>> start
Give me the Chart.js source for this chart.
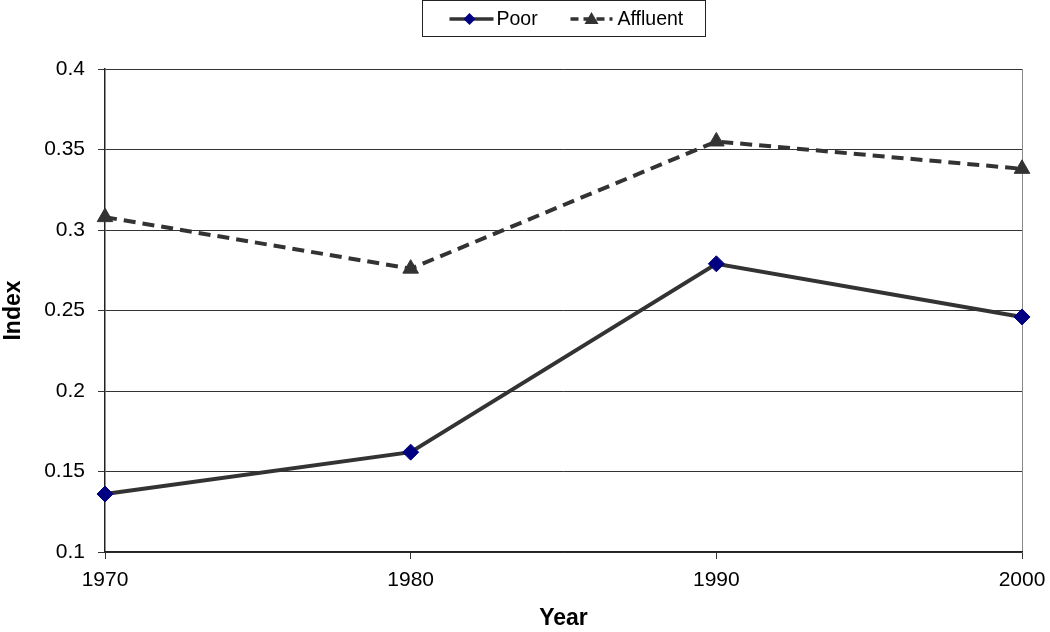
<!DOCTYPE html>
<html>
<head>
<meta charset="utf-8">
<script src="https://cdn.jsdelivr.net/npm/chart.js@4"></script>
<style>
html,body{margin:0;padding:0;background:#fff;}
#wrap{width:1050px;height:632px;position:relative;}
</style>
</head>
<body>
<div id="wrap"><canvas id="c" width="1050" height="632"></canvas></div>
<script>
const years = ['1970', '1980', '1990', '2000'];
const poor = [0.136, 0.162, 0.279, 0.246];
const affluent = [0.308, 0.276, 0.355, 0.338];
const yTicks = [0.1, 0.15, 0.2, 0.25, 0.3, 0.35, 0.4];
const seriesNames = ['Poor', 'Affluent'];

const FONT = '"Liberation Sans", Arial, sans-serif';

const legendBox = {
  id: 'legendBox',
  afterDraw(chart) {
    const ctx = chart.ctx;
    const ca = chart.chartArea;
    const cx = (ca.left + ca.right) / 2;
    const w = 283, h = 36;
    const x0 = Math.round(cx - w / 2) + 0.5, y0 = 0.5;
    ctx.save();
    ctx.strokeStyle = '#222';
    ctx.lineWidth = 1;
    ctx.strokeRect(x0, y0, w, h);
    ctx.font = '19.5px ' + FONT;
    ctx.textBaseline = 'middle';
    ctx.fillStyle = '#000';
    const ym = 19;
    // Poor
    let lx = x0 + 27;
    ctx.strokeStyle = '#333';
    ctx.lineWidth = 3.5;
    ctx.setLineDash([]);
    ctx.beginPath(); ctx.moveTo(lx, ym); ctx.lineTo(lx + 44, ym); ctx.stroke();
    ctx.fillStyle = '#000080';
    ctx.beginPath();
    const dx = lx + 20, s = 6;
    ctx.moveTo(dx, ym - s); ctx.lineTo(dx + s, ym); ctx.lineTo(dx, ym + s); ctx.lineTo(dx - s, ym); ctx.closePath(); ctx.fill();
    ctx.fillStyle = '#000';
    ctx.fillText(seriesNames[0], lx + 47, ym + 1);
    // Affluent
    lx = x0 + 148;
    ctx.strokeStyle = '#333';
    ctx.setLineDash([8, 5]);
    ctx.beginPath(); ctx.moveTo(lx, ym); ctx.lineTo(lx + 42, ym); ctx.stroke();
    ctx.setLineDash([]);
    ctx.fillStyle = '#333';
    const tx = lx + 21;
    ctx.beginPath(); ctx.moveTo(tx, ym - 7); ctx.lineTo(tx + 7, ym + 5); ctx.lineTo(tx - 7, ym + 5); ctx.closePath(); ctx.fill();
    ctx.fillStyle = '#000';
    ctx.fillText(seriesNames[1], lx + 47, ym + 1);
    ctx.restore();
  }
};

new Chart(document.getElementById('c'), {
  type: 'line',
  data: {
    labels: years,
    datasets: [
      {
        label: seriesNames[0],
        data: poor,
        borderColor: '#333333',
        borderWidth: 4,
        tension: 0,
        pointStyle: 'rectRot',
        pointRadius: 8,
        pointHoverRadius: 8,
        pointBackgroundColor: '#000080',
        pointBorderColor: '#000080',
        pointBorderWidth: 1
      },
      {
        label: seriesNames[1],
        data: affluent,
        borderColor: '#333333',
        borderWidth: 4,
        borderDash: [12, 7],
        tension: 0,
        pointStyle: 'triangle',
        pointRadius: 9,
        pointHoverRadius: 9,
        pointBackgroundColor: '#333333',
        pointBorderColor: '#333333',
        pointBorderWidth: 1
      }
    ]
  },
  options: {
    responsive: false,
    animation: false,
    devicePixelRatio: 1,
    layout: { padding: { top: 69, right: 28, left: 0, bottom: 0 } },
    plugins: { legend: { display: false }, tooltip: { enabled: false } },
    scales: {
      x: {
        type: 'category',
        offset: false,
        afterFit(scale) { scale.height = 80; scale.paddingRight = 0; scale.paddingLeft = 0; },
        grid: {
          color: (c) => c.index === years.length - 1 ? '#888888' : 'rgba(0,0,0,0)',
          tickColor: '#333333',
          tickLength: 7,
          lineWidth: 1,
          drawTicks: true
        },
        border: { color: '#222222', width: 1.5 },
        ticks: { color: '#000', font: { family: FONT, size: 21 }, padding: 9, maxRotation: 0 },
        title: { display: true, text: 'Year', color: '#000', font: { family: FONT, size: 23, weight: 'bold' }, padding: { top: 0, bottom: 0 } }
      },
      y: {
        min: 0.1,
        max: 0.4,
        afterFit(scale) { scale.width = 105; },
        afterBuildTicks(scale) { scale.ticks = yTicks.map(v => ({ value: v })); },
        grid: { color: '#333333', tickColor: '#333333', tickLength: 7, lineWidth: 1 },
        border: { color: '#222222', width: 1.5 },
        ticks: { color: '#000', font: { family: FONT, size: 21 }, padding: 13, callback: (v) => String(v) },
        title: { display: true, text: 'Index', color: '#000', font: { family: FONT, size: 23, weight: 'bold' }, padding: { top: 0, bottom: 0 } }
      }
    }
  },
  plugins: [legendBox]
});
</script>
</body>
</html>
>> end
What you will do – Transcribe the whole listing exactly. Pictures stay out of your copy.

Correct answer –
Give me the Chart.js source for this chart.
<!DOCTYPE html>
<html>
<head>
<meta charset="utf-8">
<script src="https://cdn.jsdelivr.net/npm/chart.js@4"></script>
<style>
html,body{margin:0;padding:0;background:#fff;}
#wrap{width:1050px;height:632px;position:relative;}
</style>
</head>
<body>
<div id="wrap"><canvas id="c" width="1050" height="632"></canvas></div>
<script>
const years = ['1970', '1980', '1990', '2000'];
const poor = [0.136, 0.162, 0.279, 0.246];
const affluent = [0.308, 0.276, 0.355, 0.338];
const yTicks = [0.1, 0.15, 0.2, 0.25, 0.3, 0.35, 0.4];
const seriesNames = ['Poor', 'Affluent'];

const FONT = '"Liberation Sans", Arial, sans-serif';

const legendBox = {
  id: 'legendBox',
  afterDraw(chart) {
    const ctx = chart.ctx;
    const ca = chart.chartArea;
    const cx = (ca.left + ca.right) / 2;
    const w = 283, h = 36;
    const x0 = Math.round(cx - w / 2) + 0.5, y0 = 0.5;
    ctx.save();
    ctx.strokeStyle = '#222';
    ctx.lineWidth = 1;
    ctx.strokeRect(x0, y0, w, h);
    ctx.font = '19.5px ' + FONT;
    ctx.textBaseline = 'middle';
    ctx.fillStyle = '#000';
    const ym = 19;
    // Poor
    let lx = x0 + 27;
    ctx.strokeStyle = '#333';
    ctx.lineWidth = 3.5;
    ctx.setLineDash([]);
    ctx.beginPath(); ctx.moveTo(lx, ym); ctx.lineTo(lx + 44, ym); ctx.stroke();
    ctx.fillStyle = '#000080';
    ctx.beginPath();
    const dx = lx + 20, s = 6;
    ctx.moveTo(dx, ym - s); ctx.lineTo(dx + s, ym); ctx.lineTo(dx, ym + s); ctx.lineTo(dx - s, ym); ctx.closePath(); ctx.fill();
    ctx.fillStyle = '#000';
    ctx.fillText(seriesNames[0], lx + 47, ym + 1);
    // Affluent
    lx = x0 + 148;
    ctx.strokeStyle = '#333';
    ctx.setLineDash([8, 5]);
    ctx.beginPath(); ctx.moveTo(lx, ym); ctx.lineTo(lx + 42, ym); ctx.stroke();
    ctx.setLineDash([]);
    ctx.fillStyle = '#333';
    const tx = lx + 21;
    ctx.beginPath(); ctx.moveTo(tx, ym - 7); ctx.lineTo(tx + 7, ym + 5); ctx.lineTo(tx - 7, ym + 5); ctx.closePath(); ctx.fill();
    ctx.fillStyle = '#000';
    ctx.fillText(seriesNames[1], lx + 47, ym + 1);
    ctx.restore();
  }
};

new Chart(document.getElementById('c'), {
  type: 'line',
  data: {
    labels: years,
    datasets: [
      {
        label: seriesNames[0],
        data: poor,
        borderColor: '#333333',
        borderWidth: 4,
        tension: 0,
        pointStyle: 'rectRot',
        pointRadius: 8,
        pointHoverRadius: 8,
        pointBackgroundColor: '#000080',
        pointBorderColor: '#000080',
        pointBorderWidth: 1
      },
      {
        label: seriesNames[1],
        data: affluent,
        borderColor: '#333333',
        borderWidth: 4,
        borderDash: [12, 7],
        tension: 0,
        pointStyle: 'triangle',
        pointRadius: 9,
        pointHoverRadius: 9,
        pointBackgroundColor: '#333333',
        pointBorderColor: '#333333',
        pointBorderWidth: 1
      }
    ]
  },
  options: {
    responsive: false,
    animation: false,
    devicePixelRatio: 1,
    layout: { padding: { top: 69, right: 28, left: 0, bottom: 0 } },
    plugins: { legend: { display: false }, tooltip: { enabled: false } },
    scales: {
      x: {
        type: 'category',
        offset: false,
        afterFit(scale) { scale.height = 80; scale.paddingRight = 0; scale.paddingLeft = 0; },
        grid: {
          color: (c) => c.index === years.length - 1 ? '#888888' : 'rgba(0,0,0,0)',
          tickColor: '#333333',
          tickLength: 7,
          lineWidth: 1,
          drawTicks: true
        },
        border: { color: '#222222', width: 1.5 },
        ticks: { color: '#000', font: { family: FONT, size: 21 }, padding: 9, maxRotation: 0 },
        title: { display: true, text: 'Year', color: '#000', font: { family: FONT, size: 23, weight: 'bold' }, padding: { top: 0, bottom: 0 } }
      },
      y: {
        min: 0.1,
        max: 0.4,
        afterFit(scale) { scale.width = 105; },
        afterBuildTicks(scale) { scale.ticks = yTicks.map(v => ({ value: v })); },
        grid: { color: '#333333', tickColor: '#333333', tickLength: 7, lineWidth: 1 },
        border: { color: '#222222', width: 1.5 },
        ticks: { color: '#000', font: { family: FONT, size: 21 }, padding: 13, callback: (v) => String(v) },
        title: { display: true, text: 'Index', color: '#000', font: { family: FONT, size: 23, weight: 'bold' }, padding: { top: 0, bottom: 0 } }
      }
    }
  },
  plugins: [legendBox]
});
</script>
</body>
</html>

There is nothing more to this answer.